Kindeswohl vs. Religionsfreiheit

Befürworter wie Kritiker des Gesetzes argumentieren mit Grundrechten, die einen mit dem Kindeswohl und der Gleichberechtigung von Mädchen, die anderen mit der Religionsfreiheit und den Elternrechten. Plakolm geht es um die Entwicklung von Mädchen, die sie durch das Kopftuch, nicht aber durch andere religiöse Symbole eingeschränkt sieht. Im Gespräch mit dem „Standard“ sagte sie, sie vermisse den „Aufschrei der Feministinnen“, denn man könne nicht die Lage der Frauen in Afghanistan oder im Iran kritisieren, aber in Österreich tatenlos zusehen, „wie der radikale Islam am Vormarsch ist“. Mit 14 Jahren begrenzt wäre das Verbot, weil die Religionsmündigkeit da einsetzt und der Gesetzgeber davon ausgeht, dass Mädchen dann selbst entscheiden.

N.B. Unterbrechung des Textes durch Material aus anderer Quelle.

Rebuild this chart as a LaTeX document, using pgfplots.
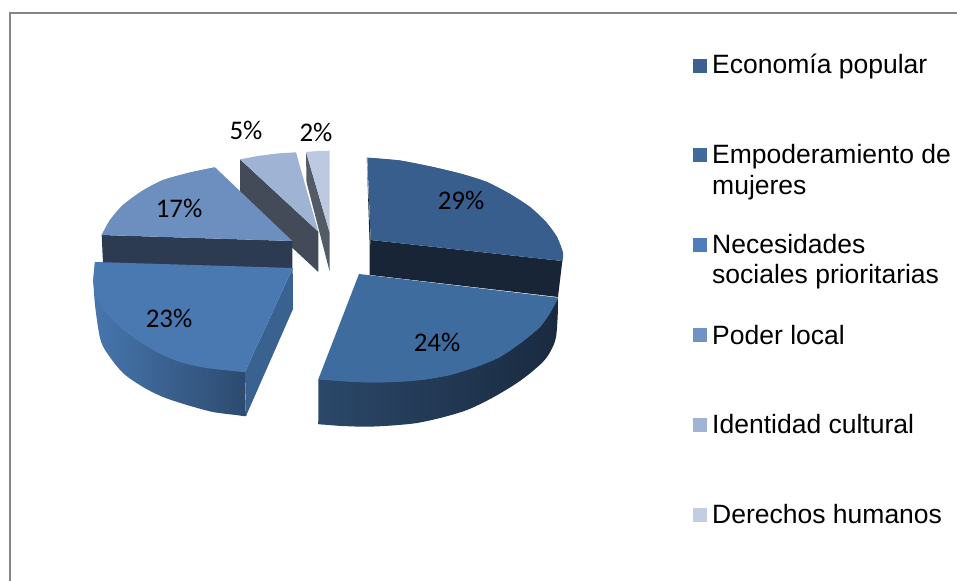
\documentclass[border=0pt]{standalone}
\usepackage{pgfplots}
\pgfplotsset{compat=1.18}
\usepackage{fontspec}
\setmainfont{Liberation Sans}
\newfontfamily\calib{Carlito}
\definecolor{cA}{HTML}{375E8C}
\definecolor{cB}{HTML}{3F6C9F}
\definecolor{cC}{HTML}{4A79B2}
\definecolor{cD}{HTML}{6C8FC0}
\definecolor{cE}{HTML}{9FB3D5}
\definecolor{cF}{HTML}{BCC9E0}
\definecolor{dA}{HTML}{182537}
\definecolor{dC}{HTML}{3A6290}
\definecolor{dD}{HTML}{2D3B52}
\definecolor{dE}{HTML}{434B58}
\definecolor{dF}{HTML}{535B66}
\definecolor{lA}{HTML}{3A6191}
\definecolor{lB}{HTML}{40699C}
\definecolor{lC}{HTML}{4D7DBA}
\definecolor{lD}{HTML}{7092C4}
\definecolor{lE}{HTML}{A0B4D6}
\definecolor{lF}{HTML}{C1CDE3}
\definecolor{frameC}{HTML}{868686}
\definecolor{sCa}{HTML}{4676AD}
\definecolor{sCb}{HTML}{2D4A6E}
\definecolor{sBa}{HTML}{2B4869}
\definecolor{sBb}{HTML}{1A2A40}
\begin{document}
\begin{tikzpicture}[x=1bp,y=1bp,
  lab/.style={font=\calib\fontsize{27}{27}\selectfont,inner sep=0pt,text=black},
  leg/.style={font=\fontsize{26.6}{26.6}\selectfont,anchor=base west,inner sep=0pt,text=black}]
\useasboundingbox (0,0) rectangle (957,581);
\fill[white] (0,0) rectangle (957,581);
\begin{axis}[
  at={(0,0)},anchor=south west,
  scale only axis,width=957bp,height=581bp,
  xmin=0,xmax=957,ymin=0,ymax=581,y dir=reverse,
  hide axis,clip=true,
]
% frame
\addplot[draw=frameC,line width=2bp,mark=none] coordinates {(9.8,581)(9.8,13)(957,13)};
% 5% slice
\addplot[draw=none,fill=dE,mark=none] coordinates {(240,159.3)(318.3,231.7)(318.3,272)(240,199)};
\addplot[draw=none,fill=cE,mark=none] coordinates {(240,159.3)(258,156)(277,153.5)(296,152.3)(318.3,231.7)};
% 2% slice
\addplot[draw=none,fill=dF,mark=none] coordinates {(306,152)(329.5,232)(329.5,271)(306.5,182)};
\addplot[draw=none,fill=cF,mark=none] coordinates {(306,152)(318,151)(329.5,150.7)(329.5,232)};
% 29% slice
\addplot[draw=none,fill=dA,mark=none] coordinates {(366.8,158)(369.5,240)(369.5,275)(371,275)(370.7,240)};
\addplot[draw=none,fill=dA,mark=none] coordinates {(370.7,240)(562.3,261)(558,297)(370,275)};
\addplot[draw=none,fill=cA,mark=none] coordinates {(370.7,240)(367.3,157.7)(400,160.5)(433,167)(462,174)(487,182)(510,194)(530,207)(546,222)(557,237)(563,253)(562.3,261)};
\addplot[draw=none,fill=cA,mark=none,smooth] coordinates {(367.3,157.7)(400,160.5)(433,167)(462,174)(487,182)(510,194)(530,207)(546,222)(557,237)(563,253)(562.3,261)};
% 17% slice
\addplot[draw=none,fill=dD,mark=none] coordinates {(101.7,235)(292.3,241)(292.3,270)(103,264)};
\addplot[draw=none,fill=cD,mark=none] coordinates {(292.3,241)(101.7,235)(110,220)(123,205)(142,191)(163,180)(190,172.5)(215,167.3)};
\addplot[draw=none,fill=cD,mark=none,smooth] coordinates {(101.7,235)(110,220)(123,205)(142,191)(163,180)(190,172.5)(215,167.3)};
% 23% slice
\addplot[draw=none,left color=sCa,right color=sCb,mark=none,smooth] coordinates {(93.3,280)(95,305)(100,338)(107,353)(123,373)(143,387)(163,397)(187,405)(213,412)(236,415)(246,416)(245.7,411)(245,372)};
\addplot[draw=none,fill=dC,mark=none] coordinates {(292.7,268)(293,309)(246,416)(245,372)};
\addplot[draw=none,fill=cC,mark=none] coordinates {(292.7,268)(95,262)(93.3,280)(95,292)(100,305)(108,315)(120,327)(137,340)(157,352)(180,362)(207,368)(245,372)};
\addplot[draw=none,fill=cC,mark=none,smooth] coordinates {(95,262)(93.3,280)(95,292)(100,305)(108,315)(120,327)(137,340)(157,352)(180,362)(207,368)(245,372)};
% 24% slice
\addplot[draw=none,left color=sBa,middle color=sBb,right color=sBb,mark=none,smooth] coordinates {(318.3,379.3)(318.3,420)(318.3,424)(324,424.6)(342,426)(367,426.7)(392,425.5)(417,423)(442,417.5)(467,410)(492,398)(517,383)(534,370)(547,357)(556,337)(558.3,297.7)};
\addplot[draw=none,fill=cB,mark=none] coordinates {(359,274)(558.3,297.7)(550,313)(540,327)(522,342)(500,357)(476,367)(450,375)(425,379.5)(400,381.7)(375,382.5)(350,381.7)(318.3,379.3)};
\addplot[draw=none,fill=cB,mark=none,smooth] coordinates {(558.3,297.7)(550,313)(540,327)(522,342)(500,357)(476,367)(450,375)(425,379.5)(400,381.7)(375,382.5)(350,381.7)(318.3,379.3)};
% legend keys
\addplot[draw=none,fill=lA,mark=none] coordinates {(693,59)(707,59)(707,73)(693,73)};
\addplot[draw=none,fill=lB,mark=none] coordinates {(693,148)(707,148)(707,162)(693,162)};
\addplot[draw=none,fill=lC,mark=none] coordinates {(693,238)(707,238)(707,252)(693,252)};
\addplot[draw=none,fill=lD,mark=none] coordinates {(693,328)(707,328)(707,342)(693,342)};
\addplot[draw=none,fill=lE,mark=none] coordinates {(693,418)(707,418)(707,432)(693,432)};
\addplot[draw=none,fill=lF,mark=none] coordinates {(693,508)(707,508)(707,522)(693,522)};
% legend text
\node[leg] at (axis cs:712,74) {Economía popular};
\node[leg] at (axis cs:712,163.5) {Empoderamiento de};
\node[leg] at (axis cs:712,194.5) {mujeres};
\node[leg] at (axis cs:712,253.5) {Necesidades};
\node[leg] at (axis cs:712,284) {sociales prioritarias};
\node[leg] at (axis cs:712,344.5) {Poder local};
\node[leg] at (axis cs:712,433.5) {Identidad cultural};
\node[leg] at (axis cs:712,523) {Derechos humanos};
% percentages
\node[lab] at (axis cs:461,200) {29\%};
\node[lab] at (axis cs:437,342) {24\%};
\node[lab] at (axis cs:169,318) {23\%};
\node[lab] at (axis cs:179,208) {17\%};
\node[lab] at (axis cs:246,130) {5\%};
\node[lab] at (axis cs:316,132) {2\%};
\end{axis}
\end{tikzpicture}
\end{document}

Im Begutachtungsverfahren, das 616 Stellungnahmen einbrachte, äußerten sich nicht nur das vom Koalitionspartner SPÖ geführte Justizministerium, sondern auch die Rechtsanwaltskammer kritisch zum geplanten Gesetz. Immerhin hat der VfGH 2020 schon einmal ein von der ÖVP/FPÖ-Koalition unter Sebastian Kurz beschlossenes Kopftuchverbot aufgehoben. Eine „vollinhaltliche Ablehnung“ kommt wenig überraschend von der „Islamischen Glaubensgemeinschaft in Österreich“ (IGGÖ), die die offizielle Vertretung der meisten Muslime in der Alpenrepublik ist: „Der Gesetzesvorschlag steht in eklatantem Widerspruch zu den verfassungs- und menschenrechtlichen Garantien der Religionsfreiheit, der Gleichbehandlung und des Elternrechts auf religiöse Erziehung.“ Er diskriminiere eine bestimmte Bevölkerungsgruppe und untergrabe den verfassungsrechtlichen Auftrag zu pluralistischer Bildung und religiös-weltanschaulicher Neutralität.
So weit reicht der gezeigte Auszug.